▶ **What is being asked**: Write out exactly, please, every line from the beginning of the entries to the line holding "inter_v = [0, 2.0, 6.3, 8.5, 12.2, 12.2]", and no pictures.

:::::

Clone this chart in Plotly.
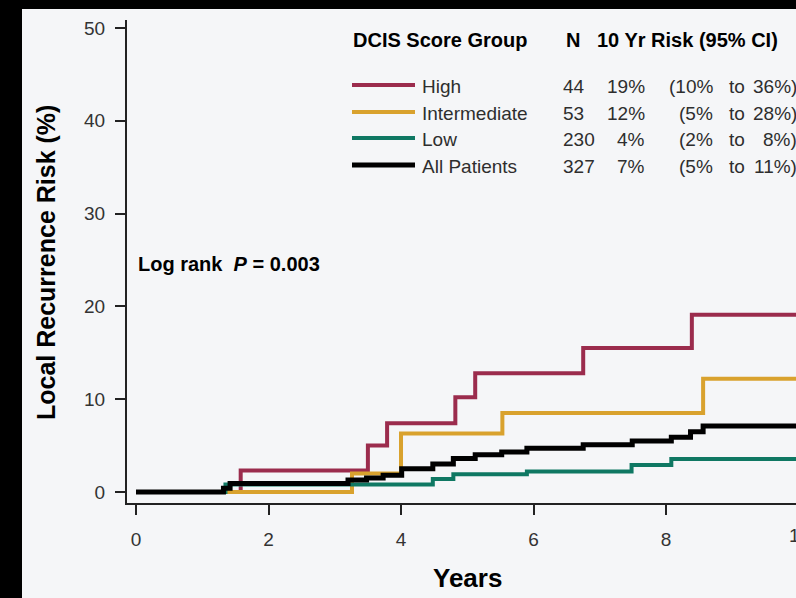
import plotly.graph_objects as go

# ---------------- data ----------------
high_t = [0, 1.58, 3.50, 3.79, 4.82, 5.12, 6.75, 8.39, 10.2]
high_v = [0, 2.3, 5.0, 7.4, 10.2, 12.8, 15.5, 19.1, 19.1]

inter_t = [0, 3.26, 4.00, 5.53, 8.56, 10.2]
inter_v = [0, 2.0, 6.3, 8.5, 12.2, 12.2]

low_t = [0, 1.35, 4.48, 4.79, 5.90, 7.48, 8.08, 10.2]
low_v = [0, 0.8, 1.4, 1.9, 2.2, 2.9, 3.55, 3.55]

all_t = [0, 1.32, 1.42, 3.20, 3.48, 3.73, 4.01, 4.48, 4.79, 5.12, 5.52, 5.90,
         6.75, 7.49, 8.08, 8.37, 8.56, 10.2]
all_v = [0, 0.4, 0.9, 1.3, 1.5, 1.8, 2.5, 3.0, 3.6, 4.0, 4.3, 4.7,
         5.1, 5.5, 5.9, 6.5, 7.1, 7.1]

groups = ["High", "Intermediate", "Low", "All Patients"]
group_n = ["44", "53", "230", "327"]
group_risk = ["19%", "12%", "4%", "7%"]
ci_low = ["(10%", "(5%", "(2%", "(5%"]
ci_high = ["36%)", "28%)", "8%)", "11%)"]

x_ticks = [0, 2, 4, 6, 8, 10]
y_ticks = [0, 10, 20, 30, 40, 50]

colors = ["#9b2c4d", "#d9a22e", "#0f7863", "#000000"]
widths = [4, 4, 4, 5]

# ---------------- layout geometry (pixels) ----------------
W, H = 796, 598
L, R, T, B = 127, 796, 20, 503

def px(x):
    return (x - L) / (R - L)

def py(y):
    return (B - y) / (B - T)

FONT = "Liberation Sans, Arial, sans-serif"
BG = "#f5f6f8"

fig = go.Figure()
series = [(high_t, high_v), (inter_t, inter_v), (low_t, low_v), (all_t, all_v)]
for (t, v), name, c, w in zip(series, groups, colors, widths):
    fig.add_trace(go.Scatter(x=t, y=v, mode="lines", name=name,
                             line=dict(color=c, width=w, shape="hv"),
                             showlegend=False, hoverinfo="skip"))

shapes = []
annotations = []

# black frame strips (left and top)
shapes.append(dict(type="rect", xref="paper", yref="paper",
                   x0=px(-5), x1=px(22), y0=py(H + 5), y1=py(-5),
                   fillcolor="#000000", line=dict(width=0), layer="above"))
shapes.append(dict(type="rect", xref="paper", yref="paper",
                   x0=px(-5), x1=px(W + 5), y0=py(9), y1=py(-5),
                   fillcolor="#000000", line=dict(width=0), layer="above"))

# legend table
hfont = dict(family=FONT, size=20, color="#000")
annotations.append(dict(text="<b>DCIS Score Group</b>", x=px(351), y=py(40),
                        xanchor="left", yanchor="middle", font=hfont))
annotations.append(dict(text="<b>N</b>", x=px(564), y=py(40),
                        xanchor="left", yanchor="middle", font=hfont))
annotations.append(dict(text="<b>10 Yr Risk (95% CI)</b>", x=px(595), y=py(40),
                        xanchor="left", yanchor="middle", font=hfont))

row_text_y = [87, 113, 139, 166]
row_line_y = [85, 112, 138, 165]
for i in range(4):
    shapes.append(dict(type="line", xref="paper", yref="paper",
                       x0=px(352), x1=px(415), y0=py(row_line_y[i]), y1=py(row_line_y[i]),
                       line=dict(color=colors[i], width=widths[i])))
    fnt = dict(family=FONT, size=19, color="#2e2e2e")
    annotations.append(dict(text=groups[i], x=px(420), y=py(row_text_y[i]),
                            xanchor="left", yanchor="middle", font=fnt))
    annotations.append(dict(text=group_n[i], x=px(561), y=py(row_text_y[i]),
                            xanchor="left", yanchor="middle", font=fnt))
    annotations.append(dict(text=group_risk[i], x=px(647), y=py(row_text_y[i]),
                            xanchor="right", yanchor="middle", font=fnt))
    annotations.append(dict(text=ci_low[i], x=px(715), y=py(row_text_y[i]),
                            xanchor="right", yanchor="middle", font=fnt))
    annotations.append(dict(text="to", x=px(737), y=py(row_text_y[i]),
                            xanchor="center", yanchor="middle", font=fnt))
    annotations.append(dict(text=ci_high[i], x=px(799), y=py(row_text_y[i]),
                            xanchor="right", yanchor="middle", font=fnt))

# log rank text
annotations.append(dict(text="<b>Log rank  <i>P</i> = 0.003</b>", x=px(136), y=py(264),
                        xanchor="left", yanchor="middle",
                        font=dict(family=FONT, size=20, color="#000")))

# axis titles
annotations.append(dict(text="<b>Years</b>", x=px(468), y=py(578),
                        xanchor="center", yanchor="middle",
                        font=dict(family=FONT, size=26, color="#000")))
annotations.append(dict(text="<b>Local Recurrence Risk (%)</b>", x=px(46), y=py(263),
                        xanchor="center", yanchor="middle", textangle=-90,
                        font=dict(family=FONT, size=25, color="#000")))

# "10" tick label at the right edge (clipped by the frame, as in the source)
annotations.append(dict(text="10", x=px(799), y=py(535),
                        xanchor="center", yanchor="middle",
                        font=dict(family=FONT, size=19, color="#333")))

for a in annotations:
    a.setdefault("xref", "paper")
    a.setdefault("yref", "paper")
    a.setdefault("showarrow", False)
    a.setdefault("font", dict(family=FONT, size=19, color="#000"))

axis_common = dict(showline=True, linecolor="#222", linewidth=2,
                   ticks="outside", ticklen=10, tickwidth=2, tickcolor="#222",
                   showgrid=False, zeroline=False,
                   tickfont=dict(family=FONT, size=19, color="#333"))

fig.update_layout(
    width=W, height=H, autosize=False,
    margin=dict(l=L, r=W - R, t=T, b=H - B, pad=0),
    paper_bgcolor=BG, plot_bgcolor=BG,
    xaxis=dict(range=[-0.136, 9.962], tickvals=x_ticks, ticklabelstandoff=8, **axis_common),
    yaxis=dict(range=[-1.19, 50.86], tickvals=y_ticks, ticklabelstandoff=6, **axis_common),
    shapes=shapes, annotations=annotations,
    showlegend=False,
)

fig.write_html("out.html", config={"displayModeBar": False},
               post_script="document.body.style.margin='0';")
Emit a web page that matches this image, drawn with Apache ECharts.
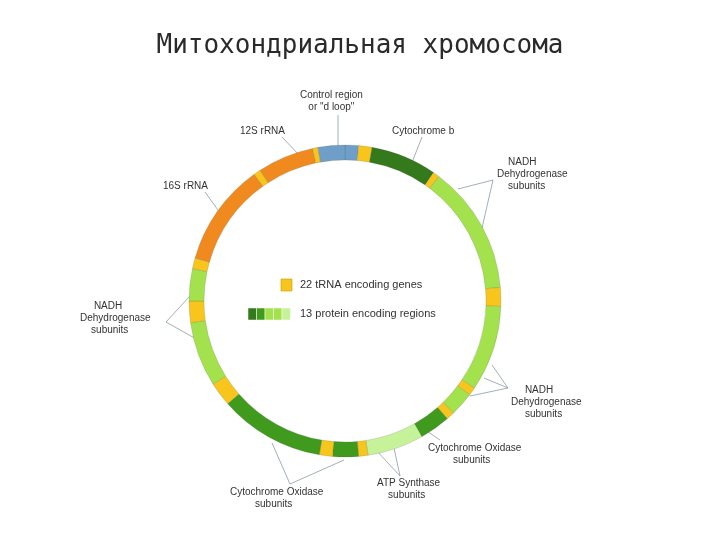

:::::

▶ **The solution**:
Clone this chart in Plotly.
import plotly.graph_objects as go

# ---------------- data ----------------
high_t = [0, 1.58, 3.50, 3.79, 4.82, 5.12, 6.75, 8.39, 10.2]
high_v = [0, 2.3, 5.0, 7.4, 10.2, 12.8, 15.5, 19.1, 19.1]

inter_t = [0, 3.26, 4.00, 5.53, 8.56, 10.2]
inter_v = [0, 2.0, 6.3, 8.5, 12.2, 12.2]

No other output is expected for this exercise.